Problem details -> Make an exact copy of all the material below, apart from the pictures.

Given information ->

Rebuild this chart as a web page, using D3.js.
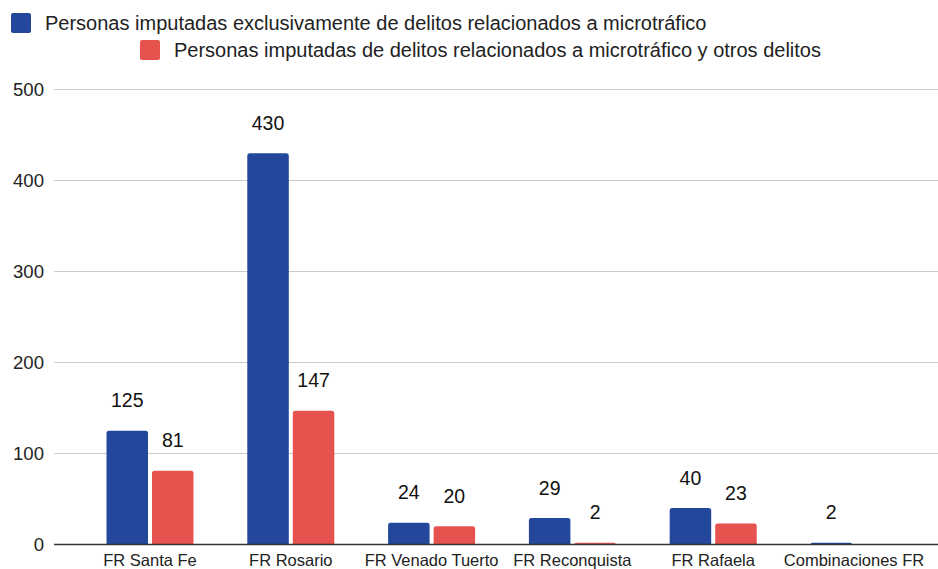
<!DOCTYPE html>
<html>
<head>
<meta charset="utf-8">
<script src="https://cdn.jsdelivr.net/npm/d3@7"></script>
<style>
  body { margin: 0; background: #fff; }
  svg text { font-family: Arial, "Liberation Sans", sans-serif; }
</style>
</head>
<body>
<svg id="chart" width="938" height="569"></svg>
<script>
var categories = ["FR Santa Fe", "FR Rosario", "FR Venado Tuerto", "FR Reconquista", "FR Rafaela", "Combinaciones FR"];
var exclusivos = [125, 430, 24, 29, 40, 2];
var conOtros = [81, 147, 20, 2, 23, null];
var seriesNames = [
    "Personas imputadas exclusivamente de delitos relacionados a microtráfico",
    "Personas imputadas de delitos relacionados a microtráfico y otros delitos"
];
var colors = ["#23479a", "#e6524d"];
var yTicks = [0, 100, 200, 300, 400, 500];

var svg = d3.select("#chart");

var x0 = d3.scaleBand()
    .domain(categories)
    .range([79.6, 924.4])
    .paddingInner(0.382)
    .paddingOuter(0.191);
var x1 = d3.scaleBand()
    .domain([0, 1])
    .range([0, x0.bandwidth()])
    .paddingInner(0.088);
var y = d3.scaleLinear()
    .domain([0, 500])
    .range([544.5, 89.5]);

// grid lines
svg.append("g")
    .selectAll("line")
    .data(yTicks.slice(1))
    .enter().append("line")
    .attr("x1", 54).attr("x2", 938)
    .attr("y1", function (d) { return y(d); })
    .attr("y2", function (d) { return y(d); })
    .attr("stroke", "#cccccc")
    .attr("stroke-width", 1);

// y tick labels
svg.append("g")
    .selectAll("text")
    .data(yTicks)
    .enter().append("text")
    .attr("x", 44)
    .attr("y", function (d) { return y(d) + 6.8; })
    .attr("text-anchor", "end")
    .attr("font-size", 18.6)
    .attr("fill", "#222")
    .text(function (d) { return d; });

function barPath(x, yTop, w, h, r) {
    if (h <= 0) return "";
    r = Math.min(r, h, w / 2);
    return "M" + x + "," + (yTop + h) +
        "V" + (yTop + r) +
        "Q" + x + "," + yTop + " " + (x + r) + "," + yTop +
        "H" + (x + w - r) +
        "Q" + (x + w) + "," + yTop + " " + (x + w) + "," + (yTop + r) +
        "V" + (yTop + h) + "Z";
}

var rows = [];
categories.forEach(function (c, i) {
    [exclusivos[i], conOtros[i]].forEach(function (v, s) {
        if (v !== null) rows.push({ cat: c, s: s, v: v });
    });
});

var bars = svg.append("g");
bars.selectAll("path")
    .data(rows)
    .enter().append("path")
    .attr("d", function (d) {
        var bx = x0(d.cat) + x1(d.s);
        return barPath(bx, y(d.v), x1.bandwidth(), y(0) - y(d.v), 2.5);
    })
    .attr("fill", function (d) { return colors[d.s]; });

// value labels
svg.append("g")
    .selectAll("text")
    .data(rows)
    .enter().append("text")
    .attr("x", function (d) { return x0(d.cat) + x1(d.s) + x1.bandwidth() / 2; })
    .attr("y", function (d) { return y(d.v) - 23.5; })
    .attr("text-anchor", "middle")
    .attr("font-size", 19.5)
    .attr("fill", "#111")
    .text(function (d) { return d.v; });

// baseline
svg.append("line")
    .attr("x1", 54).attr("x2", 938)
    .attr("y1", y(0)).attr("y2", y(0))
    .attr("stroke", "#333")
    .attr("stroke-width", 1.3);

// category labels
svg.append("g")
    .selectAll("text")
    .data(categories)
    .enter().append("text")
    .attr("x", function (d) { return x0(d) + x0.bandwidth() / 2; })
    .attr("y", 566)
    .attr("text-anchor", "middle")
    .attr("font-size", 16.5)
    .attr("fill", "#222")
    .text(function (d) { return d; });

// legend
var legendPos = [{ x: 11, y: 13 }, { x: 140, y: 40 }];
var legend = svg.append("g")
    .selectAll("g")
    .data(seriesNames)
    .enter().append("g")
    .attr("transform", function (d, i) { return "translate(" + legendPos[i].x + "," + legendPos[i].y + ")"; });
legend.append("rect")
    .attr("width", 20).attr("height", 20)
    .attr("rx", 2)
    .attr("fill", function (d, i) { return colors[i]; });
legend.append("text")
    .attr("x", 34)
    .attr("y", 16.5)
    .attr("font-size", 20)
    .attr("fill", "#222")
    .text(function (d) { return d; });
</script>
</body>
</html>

The solution ->
Rebuild this chart as a web page, using D3.js.
<!DOCTYPE html>
<html>
<head>
<meta charset="utf-8">
<script src="https://cdn.jsdelivr.net/npm/d3@7"></script>
<style>
  body { margin: 0; background: #fff; }
  svg text { font-family: Arial, "Liberation Sans", sans-serif; }
</style>
</head>
<body>
<svg id="chart" width="938" height="569"></svg>
<script>
var categories = ["FR Santa Fe", "FR Rosario", "FR Venado Tuerto", "FR Reconquista", "FR Rafaela", "Combinaciones FR"];
var exclusivos = [125, 430, 24, 29, 40, 2];
var conOtros = [81, 147, 20, 2, 23, null];
var seriesNames = [
    "Personas imputadas exclusivamente de delitos relacionados a microtráfico",
    "Personas imputadas de delitos relacionados a microtráfico y otros delitos"
];
var colors = ["#23479a", "#e6524d"];
var yTicks = [0, 100, 200, 300, 400, 500];

var svg = d3.select("#chart");

var x0 = d3.scaleBand()
    .domain(categories)
    .range([79.6, 924.4])
    .paddingInner(0.382)
    .paddingOuter(0.191);
var x1 = d3.scaleBand()
    .domain([0, 1])
    .range([0, x0.bandwidth()])
    .paddingInner(0.088);
var y = d3.scaleLinear()
    .domain([0, 500])
    .range([544.5, 89.5]);

// grid lines
svg.append("g")
    .selectAll("line")
    .data(yTicks.slice(1))
    .enter().append("line")
    .attr("x1", 54).attr("x2", 938)
    .attr("y1", function (d) { return y(d); })
    .attr("y2", function (d) { return y(d); })
    .attr("stroke", "#cccccc")
    .attr("stroke-width", 1);

// y tick labels
svg.append("g")
    .selectAll("text")
    .data(yTicks)
    .enter().append("text")
    .attr("x", 44)
    .attr("y", function (d) { return y(d) + 6.8; })
    .attr("text-anchor", "end")
    .attr("font-size", 18.6)
    .attr("fill", "#222")
    .text(function (d) { return d; });

function barPath(x, yTop, w, h, r) {
    if (h <= 0) return "";
    r = Math.min(r, h, w / 2);
    return "M" + x + "," + (yTop + h) +
        "V" + (yTop + r) +
        "Q" + x + "," + yTop + " " + (x + r) + "," + yTop +
        "H" + (x + w - r) +
        "Q" + (x + w) + "," + yTop + " " + (x + w) + "," + (yTop + r) +
        "V" + (yTop + h) + "Z";
}

var rows = [];
categories.forEach(function (c, i) {
    [exclusivos[i], conOtros[i]].forEach(function (v, s) {
        if (v !== null) rows.push({ cat: c, s: s, v: v });
    });
});

var bars = svg.append("g");
bars.selectAll("path")
    .data(rows)
    .enter().append("path")
    .attr("d", function (d) {
        var bx = x0(d.cat) + x1(d.s);
        return barPath(bx, y(d.v), x1.bandwidth(), y(0) - y(d.v), 2.5);
    })
    .attr("fill", function (d) { return colors[d.s]; });

// value labels
svg.append("g")
    .selectAll("text")
    .data(rows)
    .enter().append("text")
    .attr("x", function (d) { return x0(d.cat) + x1(d.s) + x1.bandwidth() / 2; })
    .attr("y", function (d) { return y(d.v) - 23.5; })
    .attr("text-anchor", "middle")
    .attr("font-size", 19.5)
    .attr("fill", "#111")
    .text(function (d) { return d.v; });

// baseline
svg.append("line")
    .attr("x1", 54).attr("x2", 938)
    .attr("y1", y(0)).attr("y2", y(0))
    .attr("stroke", "#333")
    .attr("stroke-width", 1.3);

// category labels
svg.append("g")
    .selectAll("text")
    .data(categories)
    .enter().append("text")
    .attr("x", function (d) { return x0(d) + x0.bandwidth() / 2; })
    .attr("y", 566)
    .attr("text-anchor", "middle")
    .attr("font-size", 16.5)
    .attr("fill", "#222")
    .text(function (d) { return d; });

// legend
var legendPos = [{ x: 11, y: 13 }, { x: 140, y: 40 }];
var legend = svg.append("g")
    .selectAll("g")
    .data(seriesNames)
    .enter().append("g")
    .attr("transform", function (d, i) { return "translate(" + legendPos[i].x + "," + legendPos[i].y + ")"; });
legend.append("rect")
    .attr("width", 20).attr("height", 20)
    .attr("rx", 2)
    .attr("fill", function (d, i) { return colors[i]; });
legend.append("text")
    .attr("x", 34)
    .attr("y", 16.5)
    .attr("font-size", 20)
    .attr("fill", "#222")
    .text(function (d) { return d; });
</script>
</body>
</html>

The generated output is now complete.